COLOMBO (AFP) - Ex-president Mahinda Rajapakse's brother denounced on Monday (Feb 8) the United Nations human rights chief's visit to Sri Lanka as a "big joke", as the former regime stepped up opposition to a UN-backed war-crimes probe.
Former president Rajapakse and his brother, ex-defence secretary Gotabhaya Rajapakse, have signed a petition against the probe into allegations of thousands of civilian deaths during the final months of Sri Lanka's separatist war.
Zeid Ra'ad Al Hussein arrived on Saturday (Feb 6) for a four-day visit to gauge the island's progress in investigating war-time atrocities, before he delivers an assessment to the UN Human Rights Council in March.
Gotabhaya Rajapakse accused authorities of arranging for Zeid to meet only sympathisers of Tamil rebels, who were crushed by government troops in 2009 following a 37-year war for a separate homeland for ethnic Tamils.

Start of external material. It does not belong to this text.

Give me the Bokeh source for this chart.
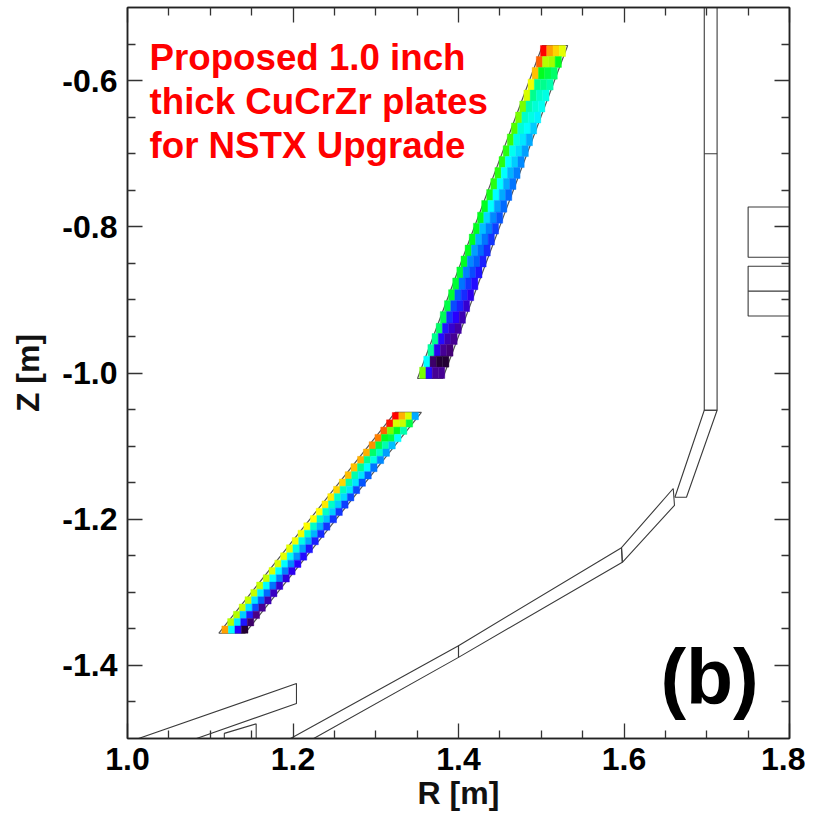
from bokeh.plotting import figure
from bokeh.embed import file_html
from bokeh.resources import INLINE
from bokeh.core.properties import value
from bokeh.models import (ColumnDataSource, LinearColorMapper, LinearAxis, FixedTicker, Range1d)

# ---- colour values (each row: inner to outer cell), top to bottom
upper_values = [
    [100, 82, 76, 68], [90, 62, 60, 52], [78, 52, 50, 48], [70, 46, 46, 44], [66, 46, 42, 40],
    [58, 44, 41, 39], [58, 42, 40, 37], [56, 41, 38, 34], [55, 40, 36, 31], [54, 39, 35, 30],
    [54, 38, 34, 28], [54, 38, 32, 27], [54, 38, 31, 26], [53, 38, 31, 25], [52, 38, 30, 25],
    [52, 35, 28, 23], [52, 33, 27, 21], [52, 32, 26, 20], [52, 30, 25, 19], [52, 28, 24, 18],
    [51, 27, 22, 17], [51, 26, 20, 16], [51, 24, 19, 14], [50, 22, 18, 12], [49, 20, 15, 10],
    [48, 17, 12, 9], [46, 16, 10, 8], [45, 14, 8, 6], [38, 5, 1, 1], [58, 16, 8, 8],
]
lower_values = [
    [100, 80, 66, 31], [98, 66, 64, 50], [90, 58, 52, 44], [86, 52, 50, 38], [84, 50, 44, 33],
    [80, 48, 42, 30], [80, 46, 40, 28], [78, 46, 38, 26], [78, 44, 36, 24], [76, 44, 36, 23],
    [76, 43, 36, 22], [74, 42, 35, 22], [74, 42, 34, 21], [72, 42, 34, 20], [72, 42, 33, 20],
    [72, 42, 32, 20], [70, 41, 32, 19], [70, 40, 31, 18], [68, 40, 30, 17], [68, 39, 29, 16],
    [66, 38, 28, 15], [66, 38, 27, 14], [64, 38, 27, 13], [64, 38, 26, 12], [64, 37, 25, 11],
    [64, 36, 24, 10], [64, 36, 22, 8], [62, 34, 18, 7], [62, 36, 17, 5], [82, 38, 15, 1],
]
upper_left = [1.499, 1.494, 1.489, 1.484, 1.479, 1.474, 1.469, 1.464, 1.459, 1.454, 1.449, 1.444, 1.439, 1.434, 1.428,
              1.423, 1.418, 1.413, 1.408, 1.403, 1.398, 1.393, 1.388, 1.383, 1.378, 1.373, 1.368, 1.363, 1.358, 1.353]
upper_top = [-0.552, -0.567, -0.582, -0.598, -0.613, -0.628, -0.643, -0.658, -0.673, -0.689, -0.704, -0.719, -0.734,
             -0.749, -0.764, -0.780, -0.795, -0.810, -0.825, -0.840, -0.855, -0.870, -0.886, -0.901, -0.916, -0.932,
             -0.946, -0.961, -0.977, -0.992, -1.0075]
upper_dr = 0.0076
lower_left = [1.320, 1.313, 1.306, 1.299, 1.292, 1.285, 1.278, 1.270, 1.263, 1.256, 1.249, 1.242, 1.235, 1.228, 1.221,
              1.213, 1.206, 1.199, 1.192, 1.185, 1.178, 1.171, 1.164, 1.156, 1.149, 1.142, 1.135, 1.128, 1.121, 1.114]
lower_top = [-1.054, -1.064, -1.074, -1.084, -1.094, -1.104, -1.114, -1.124, -1.135, -1.145, -1.155, -1.165, -1.175,
             -1.185, -1.195, -1.205, -1.215, -1.225, -1.235, -1.246, -1.256, -1.266, -1.276, -1.286, -1.296, -1.306,
             -1.316, -1.326, -1.336, -1.346, -1.356]
lower_dr = 0.0079

# ---- machine outlines (R, Z)
shapes = [
    ([1.697, 1.7125, 1.7125, 1.697], [-0.5, -0.5, -1.051, -1.051]),
    ([1.7125, 1.6755, 1.6615, 1.697], [-1.051, -1.170, -1.170, -1.051]),
    ([1.6595, 1.661, 1.598, 1.597], [-1.158, -1.181, -1.259, -1.239]),
    ([1.598, 1.40, 1.40, 1.597], [-1.259, -1.389, -1.373, -1.239]),
    ([1.40, 1.225, 1.197, 1.40], [-1.389, -1.50, -1.50, -1.373]),
    ([1.0133, 1.2042, 1.2042, 1.0834], [-1.50, -1.4248, -1.452, -1.50]),
    ([1.117, 1.117, 1.1555, 1.1555], [-1.50, -1.493, -1.48, -1.50]),
    ([1.75, 1.80, 1.80, 1.75], [-0.773, -0.773, -0.8416, -0.8416]),
    ([1.75, 1.80, 1.80, 1.75], [-0.854, -0.854, -0.922, -0.922]),
]
dividers_r = [[1.697, 1.7125], [1.75, 1.80]]
dividers_z = [[-0.70, -0.70], [-0.888, -0.888]]

x_ticks = [1.0, 1.2, 1.4, 1.6, 1.8]
y_ticks = [-1.4, -1.2, -1.0, -0.8, -0.6]
x_minor = [1.05, 1.1, 1.15, 1.25, 1.3, 1.35, 1.45, 1.5, 1.55, 1.65, 1.7, 1.75]
y_minor = [-1.45, -1.35, -1.3, -1.25, -1.15, -1.1, -1.05, -0.95, -0.9, -0.85, -0.75, -0.7, -0.65, -0.55]
x_labels = ["1.0", "1.2", "1.4", "1.6", "1.8"]
y_labels = ["-1.4", "-1.2", "-1.0", "-0.8", "-0.6"]
note_lines = ["Proposed 1.0 inch", "thick CuCrZr plates", "for NSTX Upgrade"]
note_z = [-0.568, -0.6286, -0.6888]
FONT = "Liberation Sans"

# colour scale: dark purple through blue, cyan, green, yellow, to red
stops = [(0, "#1e0028"), (7, "#4a0085"), (15, "#2800ff"), (24, "#0060ff"), (32, "#00b4ff"), (38, "#00ffff"),
         (45, "#00ffa0"), (52, "#00ff20"), (56, "#50ff00"), (60, "#a0ff00"), (66, "#d8ff00"), (72, "#ffff00"),
         (78, "#ffc000"), (84, "#ff9000"), (90, "#ff6000"), (100, "#ff0000")]


def palette_from(st, n=101):
    out = []
    for i in range(n):
        for (a, ca), (b, cb) in zip(st[:-1], st[1:]):
            if a <= i <= b:
                t = (i - a) / (b - a)
                rgb = [round(int(ca[k:k + 2], 16) * (1 - t) + int(cb[k:k + 2], 16) * t) for k in (1, 3, 5)]
                out.append("#%02x%02x%02x" % tuple(rgb))
                break
    return out


mapper = LinearColorMapper(palette=palette_from(stops), low=0, high=100)

p = figure(width=805, height=813, output_backend="svg", toolbar_location=None,
           x_range=Range1d(1.0, 1.8), y_range=Range1d(-1.5, -0.5),
           min_border_left=127, min_border_right=16, min_border_top=7, min_border_bottom=75)
p.grid.visible = False
p.outline_line_color = "#222222"
p.outline_line_width = 1.5


def style_axis(ax, ticks, minor, show):
    ax.ticker = FixedTicker(ticks=ticks, minor_ticks=minor)
    ax.major_tick_in = 15
    ax.major_tick_out = 0
    ax.minor_tick_in = 8
    ax.minor_tick_out = 0
    ax.axis_line_color = "#222222"
    ax.axis_line_width = 1.5
    ax.major_tick_line_color = "#333333"
    ax.minor_tick_line_color = "#333333"
    ax.major_tick_line_width = 1.3
    ax.minor_tick_line_width = 1.3
    if show:
        ax.major_label_text_font = FONT
        ax.major_label_text_font_style = "bold"
        ax.major_label_text_font_size = "32px"
        ax.major_label_text_color = "black"
        ax.axis_label_text_font = FONT
        ax.axis_label_text_font_style = "bold"
        ax.axis_label_text_font_size = "32px"
        ax.axis_label_text_color = "#111111"
    else:
        ax.major_label_text_font_size = "0px"
        ax.major_label_text_color = None


xa = p.xaxis[0]
ya = p.yaxis[0]
style_axis(xa, x_ticks, x_minor, True)
style_axis(ya, y_ticks, y_minor, True)
xa.major_label_overrides = dict(zip(x_ticks, x_labels))
ya.major_label_overrides = dict(zip(y_ticks, y_labels))
xa.major_label_standoff = 9
ya.major_label_standoff = 10
xa.axis_label = "R [m]"
ya.axis_label = "Z [m]"
xa.axis_label_standoff = 2
ya.axis_label_standoff = 13

top_ax = LinearAxis()
right_ax = LinearAxis()
style_axis(top_ax, x_ticks, x_minor, False)
style_axis(right_ax, y_ticks, y_minor, False)
top_ax.major_label_overrides = {t: "" for t in x_ticks}
right_ax.major_label_overrides = {t: "" for t in y_ticks}
p.add_layout(top_ax, "above")
p.add_layout(right_ax, "right")

for rs, zs in shapes:
    p.patch(rs, zs, fill_color=None, line_color="#3a3a3a", line_width=1.1)
p.multi_line(dividers_r, dividers_z, line_color="#3a3a3a", line_width=1.1)


def plate(values, left, top, dr):
    n = len(values)
    m = len(values[0])
    step = (left[0] - left[n - 1]) / (n - 1)
    # thin grey outline running through the middle of the stair-stepped cell edges
    p.patch([left[0] + step / 2, left[0] + m * dr + step / 2, left[n - 1] + m * dr - step / 2, left[n - 1] - step / 2],
            [top[0], top[0], top[n], top[n]], fill_color=None, line_color="#555555", line_width=1.2)
    cols = dict(l=[], r=[], t=[], b=[], v=[])
    for i, row in enumerate(values):
        for j, val in enumerate(row):
            cols["l"].append(left[i] + j * dr)
            cols["r"].append(left[i] + (j + 1) * dr)
            cols["t"].append(top[i])
            cols["b"].append(top[i + 1])
            cols["v"].append(val)
    src = ColumnDataSource(cols)
    p.quad(left="l", right="r", top="t", bottom="b", source=src,
           fill_color={"field": "v", "transform": mapper},
           line_color={"field": "v", "transform": mapper}, line_width=0.4)


plate(upper_values, upper_left, upper_top, upper_dr)
plate(lower_values, lower_left, lower_top, lower_dr)

p.text(x=[1.0266] * 3, y=note_z, text=note_lines, text_color="#ff0000",
       text_font=value(FONT), text_font_style="bold", text_font_size="36.7px",
       text_baseline="middle", text_align="left")
p.text(x=[1.644], y=[-1.4155], text=["(b)"], text_color="black",
       text_font=value(FONT), text_font_style="bold", text_font_size="77px",
       text_baseline="middle", text_align="left")

open("out.html", "w").write(file_html(p, INLINE))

"He can't come here for a day and expect to understand the situation. He is only meeting one side," Gotabhaya, who was defence secretary during the war's finale, told reporters in Colombo. "It is a big joke."

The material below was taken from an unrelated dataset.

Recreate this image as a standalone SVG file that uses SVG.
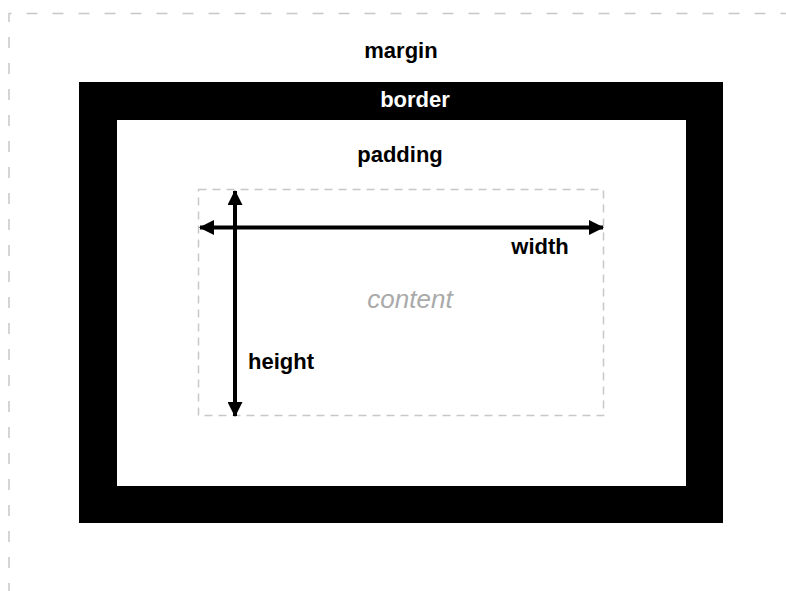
<svg xmlns="http://www.w3.org/2000/svg" width="786" height="591" viewBox="0 0 786 591">
<style>
.lbl{font-family:"Liberation Sans",Arial,Helvetica,sans-serif;font-weight:bold;font-size:22px;fill:#000;text-anchor:middle}
.dash{fill:none;stroke:#c8c8c8;stroke-width:1.5}
.arrow{stroke:#000;stroke-width:4;fill:none}
</style>
<defs>
<marker id="ah" viewBox="0 0 15 15" refX="14" refY="7.5" markerWidth="15" markerHeight="15" markerUnits="userSpaceOnUse" orient="auto-start-reverse">
<path d="M0,0 L15,7.5 L0,15 Z" fill="#000"/>
</marker>
</defs>
<rect width="786" height="591" fill="#fff"/>
<g id="margin">
<path class="dash" d="M9,620 L9,13.5 L800,13.5" stroke-dasharray="11 15"/>
<text class="lbl" x="401" y="58">margin</text>
</g>
<g id="border">
<rect x="79" y="82" width="644" height="441" fill="#000"/>
<rect x="117" y="120" width="569" height="366" fill="#fff"/>
<text class="lbl" x="415" y="107" style="fill:#fff">border</text>
</g>
<g id="padding">
<text class="lbl" x="400" y="162">padding</text>
</g>
<g id="content">
<rect class="dash" x="198.5" y="189.5" width="405" height="226" stroke-dasharray="8 6"/>
<text x="410" y="308" style="font-family:'Liberation Sans',Arial,Helvetica,sans-serif;font-style:italic;font-size:26px;fill:#aaa;text-anchor:middle">content</text>
</g>
<g id="connectors">
<line class="arrow" x1="200" y1="227.5" x2="603" y2="227.5" marker-start="url(#ah)" marker-end="url(#ah)"/>
<line class="arrow" x1="235" y1="416" x2="235" y2="191" marker-end="url(#ah)" marker-start="url(#ah)"/>
</g>
<g id="labels">
<text class="lbl" x="540" y="254">width</text>
<text class="lbl" x="281" y="369">height</text>
</g>
</svg>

Flanked by the ex-president, Gotabhaya repeated the former regime's longstanding position that no war crimes were committed by government troops in the final push.
After defeating Rajapakse at presidential elections a year ago, his successor Maithripala Sirisena agreed to investigate allegations troops killed up to 40,000 Tamil civilians in the final months.

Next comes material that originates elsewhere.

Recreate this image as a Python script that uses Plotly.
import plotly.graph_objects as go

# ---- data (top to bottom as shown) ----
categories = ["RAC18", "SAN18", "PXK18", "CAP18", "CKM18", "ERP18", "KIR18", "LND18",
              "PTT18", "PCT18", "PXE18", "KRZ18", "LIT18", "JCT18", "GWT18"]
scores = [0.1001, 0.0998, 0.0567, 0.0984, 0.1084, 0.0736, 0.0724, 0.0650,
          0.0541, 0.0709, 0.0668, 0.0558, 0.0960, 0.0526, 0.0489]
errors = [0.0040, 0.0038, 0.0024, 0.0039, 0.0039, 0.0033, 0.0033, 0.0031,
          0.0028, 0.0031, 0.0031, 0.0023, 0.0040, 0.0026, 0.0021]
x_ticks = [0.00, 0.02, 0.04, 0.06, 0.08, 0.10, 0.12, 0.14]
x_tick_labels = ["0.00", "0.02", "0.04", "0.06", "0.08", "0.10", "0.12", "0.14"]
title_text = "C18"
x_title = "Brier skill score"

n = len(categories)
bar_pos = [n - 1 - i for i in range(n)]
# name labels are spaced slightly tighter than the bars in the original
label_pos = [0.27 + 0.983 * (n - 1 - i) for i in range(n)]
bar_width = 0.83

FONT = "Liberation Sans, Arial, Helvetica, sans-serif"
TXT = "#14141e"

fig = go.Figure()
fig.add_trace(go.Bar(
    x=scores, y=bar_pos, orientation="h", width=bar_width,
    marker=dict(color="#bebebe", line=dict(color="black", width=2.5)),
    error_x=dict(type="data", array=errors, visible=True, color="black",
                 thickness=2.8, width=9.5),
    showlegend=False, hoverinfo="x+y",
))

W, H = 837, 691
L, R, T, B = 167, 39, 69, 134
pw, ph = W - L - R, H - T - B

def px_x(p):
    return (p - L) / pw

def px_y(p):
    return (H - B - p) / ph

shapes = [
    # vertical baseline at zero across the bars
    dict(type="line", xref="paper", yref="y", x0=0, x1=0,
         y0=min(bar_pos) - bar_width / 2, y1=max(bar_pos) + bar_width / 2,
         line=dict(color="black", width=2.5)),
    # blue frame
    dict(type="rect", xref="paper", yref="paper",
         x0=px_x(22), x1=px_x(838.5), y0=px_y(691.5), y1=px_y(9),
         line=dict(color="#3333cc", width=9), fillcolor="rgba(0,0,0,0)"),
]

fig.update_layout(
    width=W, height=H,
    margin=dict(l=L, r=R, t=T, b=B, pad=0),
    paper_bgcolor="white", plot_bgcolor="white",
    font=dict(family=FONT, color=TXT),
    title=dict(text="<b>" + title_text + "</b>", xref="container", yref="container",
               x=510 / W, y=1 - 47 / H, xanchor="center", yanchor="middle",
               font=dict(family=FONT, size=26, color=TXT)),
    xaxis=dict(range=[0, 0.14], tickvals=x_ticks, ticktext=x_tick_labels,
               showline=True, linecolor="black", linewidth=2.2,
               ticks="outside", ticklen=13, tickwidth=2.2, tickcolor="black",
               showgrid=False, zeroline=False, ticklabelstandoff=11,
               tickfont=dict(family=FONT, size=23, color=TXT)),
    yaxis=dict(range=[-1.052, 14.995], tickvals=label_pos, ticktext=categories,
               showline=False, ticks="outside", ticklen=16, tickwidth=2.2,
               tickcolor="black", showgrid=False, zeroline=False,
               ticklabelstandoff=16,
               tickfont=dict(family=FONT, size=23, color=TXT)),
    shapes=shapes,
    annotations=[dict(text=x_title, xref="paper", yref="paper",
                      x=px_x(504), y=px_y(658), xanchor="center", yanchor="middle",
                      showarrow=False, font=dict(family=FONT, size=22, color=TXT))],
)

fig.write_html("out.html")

Zeid on Sunday (Feb 7) visited the former war zones of Jaffna and Trincomalee in the island's north and northeast.
He told local Tamil leaders on the Jaffna peninsula, which saw some of the worst fighting, that there should not be a general amnesty, but a swift legal process to deal with rebel detainees.
"As a general principle it is not acceptable to grant amnesties to those convicted of the most serious crimes - war crimes or crimes against humanity," a spokesman for the rights chief told AFP.
But the UN would welcome a release of those against whom there was insufficient evidence.
More than 200 suspected Tamil separatists remain in prison, many without charge.
Tamil political and civil society groups have long demanded their unconditional release, though the government has refused a blanket amnesty.